**Exercise requirements**
Return each line of the data below verbatim; pictures are to be left out.

**Recorded information**

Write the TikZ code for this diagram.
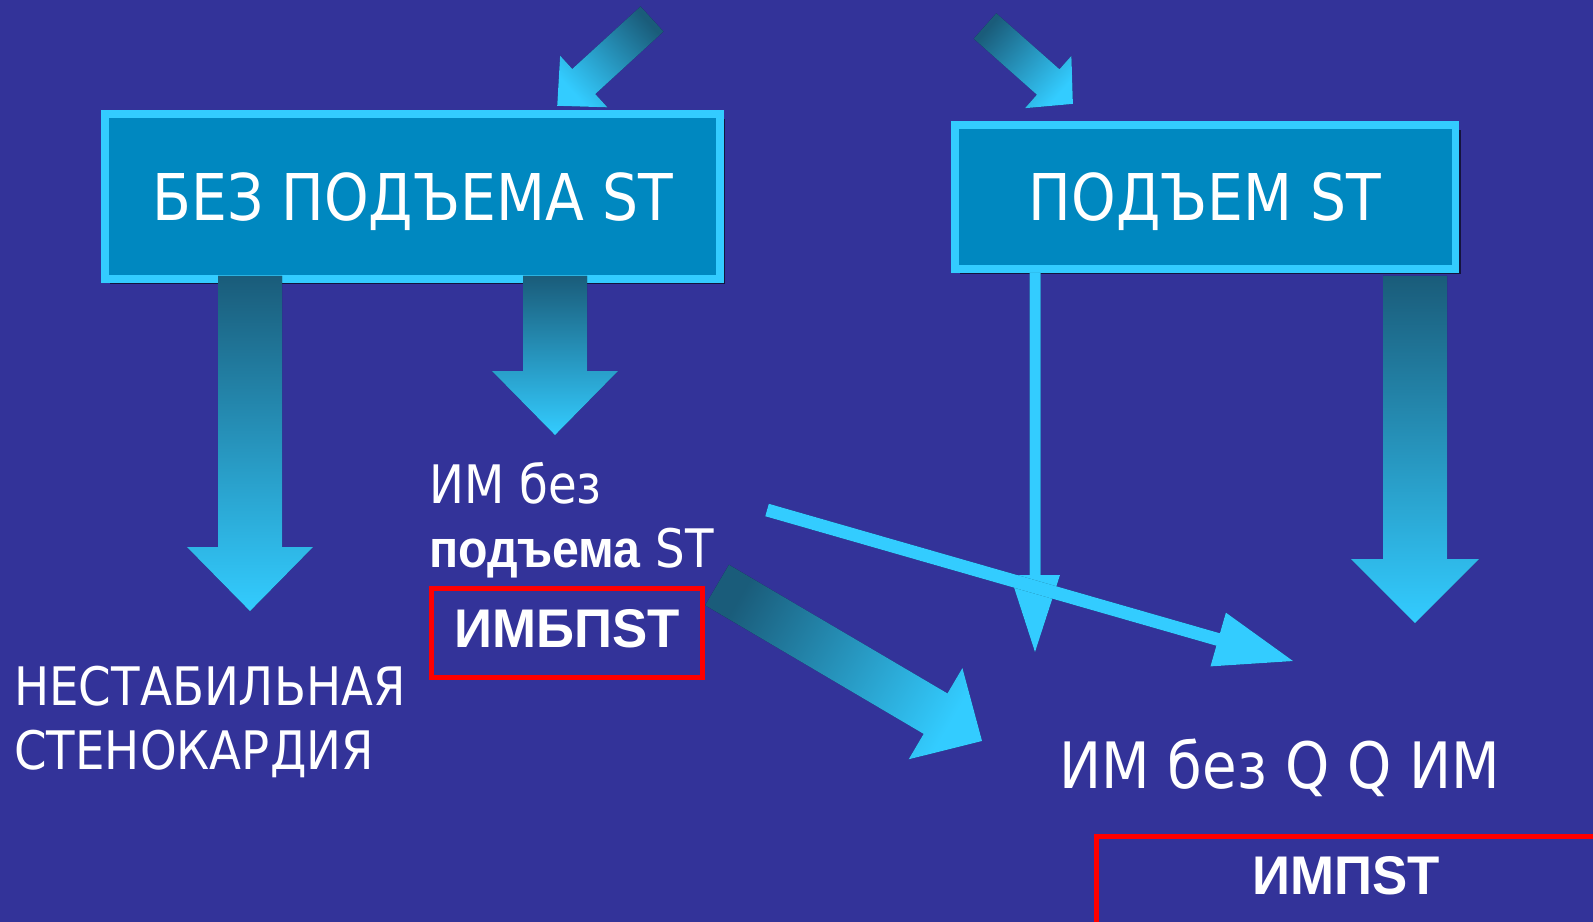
\documentclass[tikz,border=0pt]{standalone}
\usepackage{fontspec}
\setmainfont{DejaVu Sans}[FakeStretch=0.88]
\newfontfamily\heavyfont{Liberation Sans}[FakeStretch=0.97]
\newfontfamily\narrowheavy{Liberation Sans}[FakeStretch=0.91]
\usetikzlibrary{shadows}

\definecolor{slide}{HTML}{333399}
\definecolor{boxfill}{HTML}{0088C0}
\definecolor{boxedge}{HTML}{33CCFF}
\definecolor{arrowtip}{HTML}{33CCFF}
\definecolor{arrowtail}{HTML}{1A5C7A}
\definecolor{tagred}{HTML}{FF0000}

\tikzset{
  titlebox/.style={draw=boxedge, fill=boxfill, line width=4.5pt, text=white,
    text depth=0pt, font=\fontsize{36.7}{44}\selectfont,
    drop shadow={shadow xshift=3pt, shadow yshift=-3pt, opacity=.6, fill=black}},
  slidetext/.style={text=white, inner sep=0pt, anchor=base west,
    font=\fontsize{30.2}{36}\selectfont},
  tagbox/.style={draw=tagred, line width=2.85pt, text=white,
    font=\heavyfont\bfseries\fontsize{31}{37}\selectfont},
  gradarrow/.style={top color=arrowtip, bottom color=arrowtail},
  flatarrow/.style={top color=arrowtip, bottom color=arrowtip},
  arrowshadow/.style={fill=black, opacity=.5}
}

% block arrow: [style] {tail} {tip} {half shaft} {half head} {head length}
\newcommand{\blockarrow}[6][gradarrow]{%
  \path (#2); \pgfgetlastxy{\ax}{\ay}%
  \path (#3); \pgfgetlastxy{\bx}{\by}%
  \pgfmathsetmacro{\arrang}{atan2(\by-\ay,\bx-\ax)}%
  \pgfmathsetmacro{\arrlen}{veclen(\bx-\ax,\by-\ay)/0.5690551}%
  \pgfmathsetmacro{\arrneck}{\arrlen-#6}%
  \pgfmathsetmacro{\shadeang}{\arrang-90}%
  \fill[arrowshadow, xshift=2.5pt, yshift=-2.5pt, shift={(#2)}, rotate=\arrang]
    (0,-#4) -- (\arrneck,-#4) -- (\arrneck,-#5) -- (\arrlen,0)
    -- (\arrneck,#5) -- (\arrneck,#4) -- (0,#4) -- cycle;
  \path[#1, shading angle=\shadeang, shift={(#2)}, rotate=\arrang]
    (0,-#4) -- (\arrneck,-#4) -- (\arrneck,-#5) -- (\arrlen,0)
    -- (\arrneck,#5) -- (\arrneck,#4) -- (0,#4) -- cycle;
}

\begin{document}
\begin{tikzpicture}[x=0.02cm, y=-0.02cm]
\useasboundingbox (0,0) rectangle (1593,922);
\fill[slide] (0,0) rectangle (1593,922);
\clip (0,0) rectangle (1593,922);

% headings
\node[titlebox, minimum width=12.3cm, minimum height=3.3cm] (nostbox) at (412.5,196.5) {БЕЗ ПОДЪЕМА ST};
\node[titlebox, minimum width=10.02cm, minimum height=2.88cm] (stbox) at (1205,197) {ПОДЪЕМ ST};

% arrow ends
\coordinate (intail1) at (652,19);   \coordinate (intip1) at (557,106);
\coordinate (intail2) at (985,26);   \coordinate (intip2) at (1073,104);
\coordinate (uatail) at (250,276);   \coordinate (uatip) at (250,611);
\coordinate (nstail) at (555,276);   \coordinate (nstip) at (555,435);
\coordinate (sttail) at (1415,276);  \coordinate (sttip) at (1415,623);
\coordinate (tagtail) at (717,585);  \coordinate (tagtip) at (982,741);
\coordinate (thintail) at (1035,273); \coordinate (thintip) at (1035,652);
\coordinate (crosstail) at (767,510); \coordinate (crosstip) at (1293,661);

\blockarrow{intail1}{intip1}{17}{35}{36}
\blockarrow{intail2}{intip2}{17}{35}{33}
\blockarrow{uatail}{uatip}{32}{63}{64}
\blockarrow{nstail}{nstip}{32}{63}{64}
\blockarrow{sttail}{sttip}{32}{64}{64}
\blockarrow{tagtail}{tagtip}{23.5}{53}{54}
\blockarrow[flatarrow]{thintail}{thintip}{5.5}{25}{77}
\blockarrow[flatarrow]{crosstail}{crosstip}{6.5}{28}{78}

% texts
\node[slidetext] (unstable1) at (14,705) {НЕСТАБИЛЬНАЯ};
\node[slidetext] (unstable2) at (14,769) {СТЕНОКАРДИЯ};
\node[slidetext] (nstemi1) at (429,503) {ИМ без};
\node[slidetext] (nstemi2) at (429,567) {{\narrowheavy\bfseries подъема} ST};
\node[slidetext, font=\fontsize{36.4}{44}\selectfont] (qmi) at (1059,788) {ИМ без Q Q ИМ};
\node[tagbox, text depth=0.2cm, minimum width=5.42cm, minimum height=1.78cm] (nstemitag) at (567,633) {ИМБПST};
\node[tagbox, draw=none] (stemitag) at (1346,876) {ИМПST};
\draw[tagbox] (1096.5,836.5) rectangle (1660,990);
\end{tikzpicture}
\end{document}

**Exercise solution**
Write the TikZ code for this diagram.
\documentclass[tikz,border=0pt]{standalone}
\usepackage{fontspec}
\setmainfont{DejaVu Sans}[FakeStretch=0.88]
\newfontfamily\heavyfont{Liberation Sans}[FakeStretch=0.97]
\newfontfamily\narrowheavy{Liberation Sans}[FakeStretch=0.91]
\usetikzlibrary{shadows}

\definecolor{slide}{HTML}{333399}
\definecolor{boxfill}{HTML}{0088C0}
\definecolor{boxedge}{HTML}{33CCFF}
\definecolor{arrowtip}{HTML}{33CCFF}
\definecolor{arrowtail}{HTML}{1A5C7A}
\definecolor{tagred}{HTML}{FF0000}

\tikzset{
  titlebox/.style={draw=boxedge, fill=boxfill, line width=4.5pt, text=white,
    text depth=0pt, font=\fontsize{36.7}{44}\selectfont,
    drop shadow={shadow xshift=3pt, shadow yshift=-3pt, opacity=.6, fill=black}},
  slidetext/.style={text=white, inner sep=0pt, anchor=base west,
    font=\fontsize{30.2}{36}\selectfont},
  tagbox/.style={draw=tagred, line width=2.85pt, text=white,
    font=\heavyfont\bfseries\fontsize{31}{37}\selectfont},
  gradarrow/.style={top color=arrowtip, bottom color=arrowtail},
  flatarrow/.style={top color=arrowtip, bottom color=arrowtip},
  arrowshadow/.style={fill=black, opacity=.5}
}

% block arrow: [style] {tail} {tip} {half shaft} {half head} {head length}
\newcommand{\blockarrow}[6][gradarrow]{%
  \path (#2); \pgfgetlastxy{\ax}{\ay}%
  \path (#3); \pgfgetlastxy{\bx}{\by}%
  \pgfmathsetmacro{\arrang}{atan2(\by-\ay,\bx-\ax)}%
  \pgfmathsetmacro{\arrlen}{veclen(\bx-\ax,\by-\ay)/0.5690551}%
  \pgfmathsetmacro{\arrneck}{\arrlen-#6}%
  \pgfmathsetmacro{\shadeang}{\arrang-90}%
  \fill[arrowshadow, xshift=2.5pt, yshift=-2.5pt, shift={(#2)}, rotate=\arrang]
    (0,-#4) -- (\arrneck,-#4) -- (\arrneck,-#5) -- (\arrlen,0)
    -- (\arrneck,#5) -- (\arrneck,#4) -- (0,#4) -- cycle;
  \path[#1, shading angle=\shadeang, shift={(#2)}, rotate=\arrang]
    (0,-#4) -- (\arrneck,-#4) -- (\arrneck,-#5) -- (\arrlen,0)
    -- (\arrneck,#5) -- (\arrneck,#4) -- (0,#4) -- cycle;
}

\begin{document}
\begin{tikzpicture}[x=0.02cm, y=-0.02cm]
\useasboundingbox (0,0) rectangle (1593,922);
\fill[slide] (0,0) rectangle (1593,922);
\clip (0,0) rectangle (1593,922);

% headings
\node[titlebox, minimum width=12.3cm, minimum height=3.3cm] (nostbox) at (412.5,196.5) {БЕЗ ПОДЪЕМА ST};
\node[titlebox, minimum width=10.02cm, minimum height=2.88cm] (stbox) at (1205,197) {ПОДЪЕМ ST};

% arrow ends
\coordinate (intail1) at (652,19);   \coordinate (intip1) at (557,106);
\coordinate (intail2) at (985,26);   \coordinate (intip2) at (1073,104);
\coordinate (uatail) at (250,276);   \coordinate (uatip) at (250,611);
\coordinate (nstail) at (555,276);   \coordinate (nstip) at (555,435);
\coordinate (sttail) at (1415,276);  \coordinate (sttip) at (1415,623);
\coordinate (tagtail) at (717,585);  \coordinate (tagtip) at (982,741);
\coordinate (thintail) at (1035,273); \coordinate (thintip) at (1035,652);
\coordinate (crosstail) at (767,510); \coordinate (crosstip) at (1293,661);

\blockarrow{intail1}{intip1}{17}{35}{36}
\blockarrow{intail2}{intip2}{17}{35}{33}
\blockarrow{uatail}{uatip}{32}{63}{64}
\blockarrow{nstail}{nstip}{32}{63}{64}
\blockarrow{sttail}{sttip}{32}{64}{64}
\blockarrow{tagtail}{tagtip}{23.5}{53}{54}
\blockarrow[flatarrow]{thintail}{thintip}{5.5}{25}{77}
\blockarrow[flatarrow]{crosstail}{crosstip}{6.5}{28}{78}

% texts
\node[slidetext] (unstable1) at (14,705) {НЕСТАБИЛЬНАЯ};
\node[slidetext] (unstable2) at (14,769) {СТЕНОКАРДИЯ};
\node[slidetext] (nstemi1) at (429,503) {ИМ без};
\node[slidetext] (nstemi2) at (429,567) {{\narrowheavy\bfseries подъема} ST};
\node[slidetext, font=\fontsize{36.4}{44}\selectfont] (qmi) at (1059,788) {ИМ без Q Q ИМ};
\node[tagbox, text depth=0.2cm, minimum width=5.42cm, minimum height=1.78cm] (nstemitag) at (567,633) {ИМБПST};
\node[tagbox, draw=none] (stemitag) at (1346,876) {ИМПST};
\draw[tagbox] (1096.5,836.5) rectangle (1660,990);
\end{tikzpicture}
\end{document}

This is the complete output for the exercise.